Though the music and the story of The Nutcracker are familiar to most of the audience members, mixing in a bit of the unexpected keeps the show from becoming stale or predictable. “I love surprises,” says Sanborn. “One of the things that has made this show so popular is that the audience doesn’t know what’s going to happen.”

Past productions have included aerialists performing their gravity-defying feats from silk sheets suspended from the auditorium’s ceiling and special effects like snow falling on the audience during the ballet. An audience favorite is Blackjack, the scene-stealing live horse who pulls a carriage across the stage in Act I.

The real showstopper, Sanborn says, involves a giant pink replica of an Easy-Bake Oven (a stand-in for the character of Mother Ginger). “Two dozen kids get baked in this giant Easy-Bake Oven onstage and it’s hysterical. The magic oven turns them in to decorated sugar cookies.”
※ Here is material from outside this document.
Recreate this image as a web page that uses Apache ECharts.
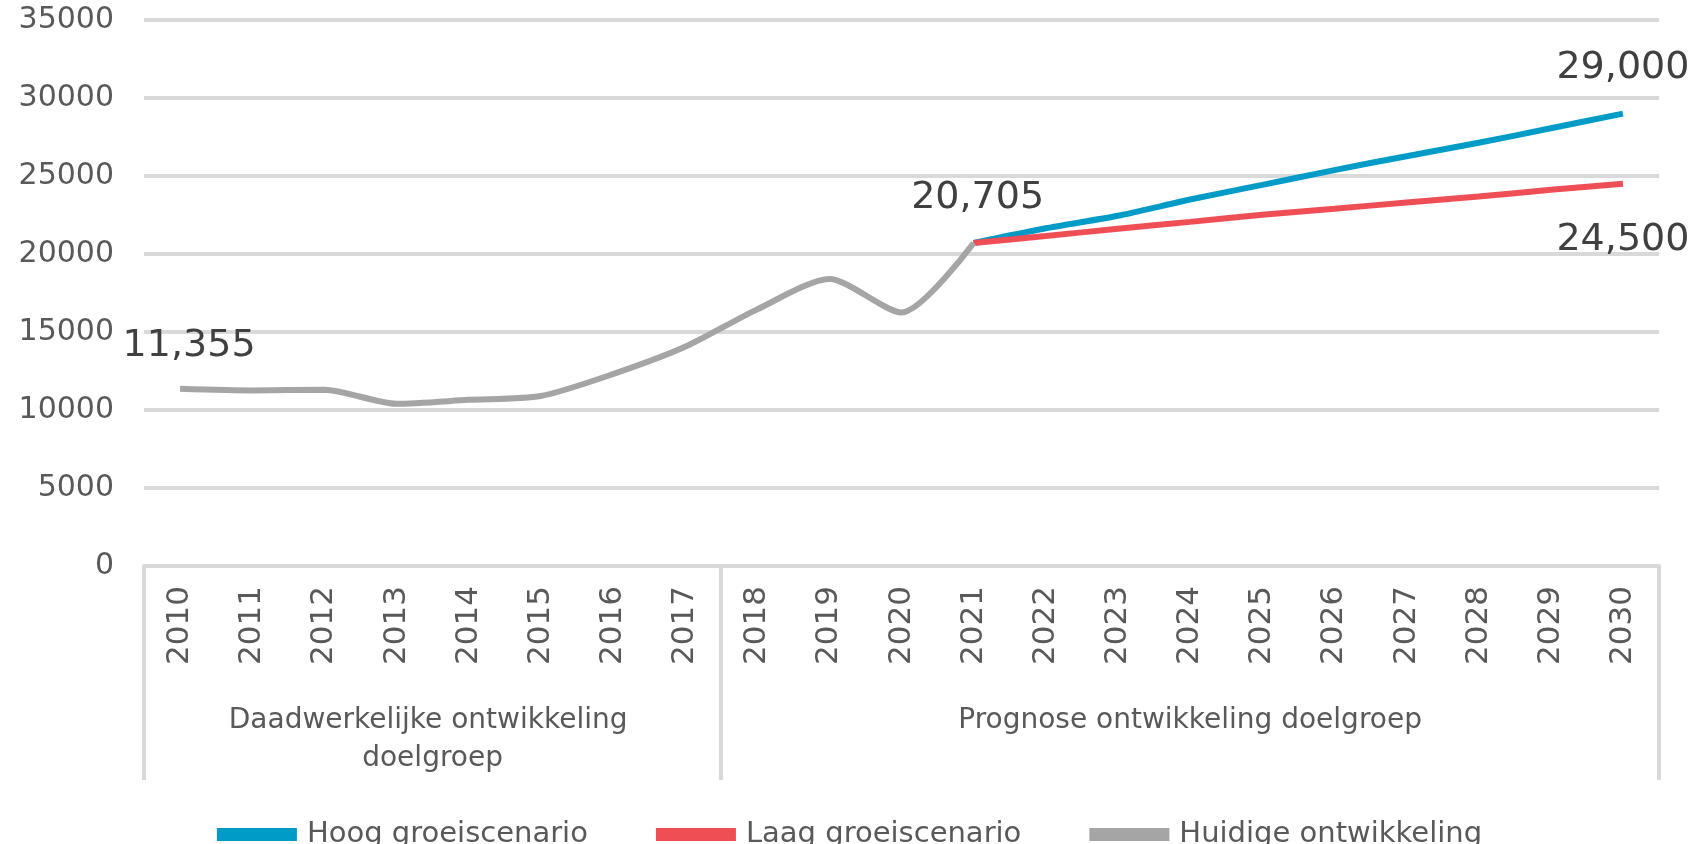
<!DOCTYPE html>
<html>
<head>
<meta charset="utf-8">
<script src="https://cdn.jsdelivr.net/npm/echarts@6/dist/echarts.min.js"></script>
<style>
  html, body { margin: 0; padding: 0; background: #fff; }
  #chart { width: 1699px; height: 844px; }
</style>
</head>
<body>
<div id="chart"></div>
<script>
// years on the category axis
const years = ["2010", "2011", "2012", "2013", "2014", "2015", "2016", "2017", "2018", "2019", "2020",
  "2021", "2022", "2023", "2024", "2025", "2026", "2027", "2028", "2029", "2030"];

// group labels below the years and how many years each spans
const groupNames = ["Daadwerkelijke ontwikkeling doelgroep", "Prognose ontwikkeling doelgroep"];
const groupSizes = [8, 13];

// series values
const huidige = [11355, 11250, 11300, 10400, 10650, 10900, 12300, 14050, 16450, 18400, 16250, 20705,
  null, null, null, null, null, null, null, null, null];
const hoog = [null, null, null, null, null, null, null, null, null, null, null, 20705,
  21650, 22450, 23490, 24430, 25380, 26270, 27130, 28060, 29000];
const laag = [null, null, null, null, null, null, null, null, null, null, null, 20705,
  21150, 21620, 22060, 22510, 22900, 23300, 23680, 24120, 24500];

// which points carry a value label
const huidigeLabels = [0, 11];
const hoogLabels = [20];
const laagLabels = [20];

const yTicks = [0, 5000, 10000, 15000, 20000, 25000, 30000, 35000];

const textColor = "#595959";
const gridColor = "#d9d9d9";
const font = "DejaVu Sans";

// half-band edges for the group axis: label in the middle of a group, tick on its borders
const groupAxis = [];
const groupTickIdx = [0];
const groupLabelIdx = [];
let pos = 0;
groupSizes.forEach(function (n) {
  groupLabelIdx.push(pos + n);
  pos += n * 2;
  groupTickIdx.push(pos);
});
for (let i = 0; i <= pos; i++) {
  const g = groupLabelIdx.indexOf(i);
  groupAxis.push(g >= 0 ? groupNames[g] : "");
}

function fmt(v) {
  return Number(v).toLocaleString("en-US");
}

// turn a value array into data items, with a label on the chosen points
function withLabels(values, idx, position, distance, offsets) {
  return values.map(function (v, i) {
    const k = idx.indexOf(i);
    if (k < 0 || v == null) return v;
    return {
      value: v,
      label: {
        show: true,
        position: position,
        distance: distance,
        offset: (offsets && offsets[k]) || [0, 0],
        fontFamily: font,
        fontSize: 38,
        color: "#404040",
        formatter: function (p) { return fmt(p.value); }
      }
    };
  });
}

function lineSeries(name, data, color) {
  return {
    name: name,
    type: "line",
    data: data,
    smooth: 0.25,
    symbol: "circle",
    symbolSize: 0,
    showSymbol: true,
    lineStyle: { color: color, width: 6 },
    itemStyle: { color: color },
    label: { show: false },
    emphasis: { disabled: true }
  };
}

const chart = echarts.init(document.getElementById("chart"));
chart.setOption({
  animation: false,
  backgroundColor: "#fff",
  grid: { left: 144, right: 40, top: 20, bottom: 278 },
  legend: {
    top: 815,
    left: "center",
    icon: "rect",
    itemWidth: 80,
    itemHeight: 13,
    itemGap: 68,
    textStyle: { fontFamily: font, fontSize: 29, color: textColor, padding: [0, 0, 0, 5] },
    data: ["Hoog groeiscenario", "Laag groeiscenario", "Huidige ontwikkeling"]
  },
  xAxis: [
    {
      type: "category",
      data: years,
      boundaryGap: true,
      axisLine: { show: true, lineStyle: { color: gridColor, width: 4 } },
      axisTick: { show: false },
      axisLabel: {
        rotate: 90,
        margin: 20,
        interval: 0,
        fontFamily: font,
        fontSize: 31,
        color: textColor
      }
    },
    {
      type: "category",
      data: groupAxis,
      boundaryGap: false,
      position: "bottom",
      axisLine: { show: false },
      axisTick: {
        show: true,
        length: 214,
        interval: function (i) { return groupTickIdx.indexOf(i) >= 0; },
        lineStyle: { color: gridColor, width: 4 }
      },
      axisLabel: {
        interval: function (i) { return groupLabelIdx.indexOf(i) >= 0; },
        margin: 136,
        fontFamily: font,
        fontSize: 28,
        lineHeight: 38,
        width: 540,
        overflow: "break",
        color: textColor
      }
    }
  ],
  yAxis: {
    type: "value",
    min: yTicks[0],
    max: yTicks[yTicks.length - 1],
    interval: yTicks[1] - yTicks[0],
    axisLine: { show: false },
    axisTick: { show: false },
    splitLine: { lineStyle: { color: gridColor, width: 4 } },
    axisLabel: {
      margin: 30,
      fontFamily: font,
      fontSize: 30,
      color: textColor,
      formatter: function (v) { return String(v); }
    }
  },
  series: [
    lineSeries("Hoog groeiscenario", withLabels(hoog, hoogLabels, "top", 26), "#009cc7"),
    lineSeries("Laag groeiscenario", withLabels(laag, laagLabels, "bottom", 37), "#f04e55"),
    lineSeries("Huidige ontwikkeling", withLabels(huidige, huidigeLabels, "top", 26, [[9, 2], [4, 0]]), "#a5a5a5")
  ]
});
</script>
</body>
</html>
Sanborn is tightlipped about the surprises in store for audiences this year, but he says that four major scenes will undergo changes for this production. “You’ll have to come and see the surprises; we’ve got some good ones this year,” he says.

Though the fun twists that Metropolitan Ballet incorporates into its productions of The Nutcracker make for an exciting and unique viewing experience, the music and dancing are rooted in the much-loved original.

“The music is genius; if it weren’t for Tchaikovsky’s brilliant score, there would be no such thing as The Nutcracker,” Sanborn says.

“The overture gets me the most,” Asanuma says. “When the curtain is still down and the orchestra starts to play that music, it’s so exciting. Christmas is just not complete without The Nutcracker.”

Dancing to a live orchestra is “slightly harder” than performing with recorded music, Ayla Jones admits, but “I like having it because the orchestra fills the room more than a recording ever will.”

“The part that I get nervous at is right before I go onstage,” says Wrede. “But as you go through the show you get a feel for the audience.” A great performance, she says, is not necessarily about having perfect technique, but about “making the audience feel like they want to get up on stage and dance with you.”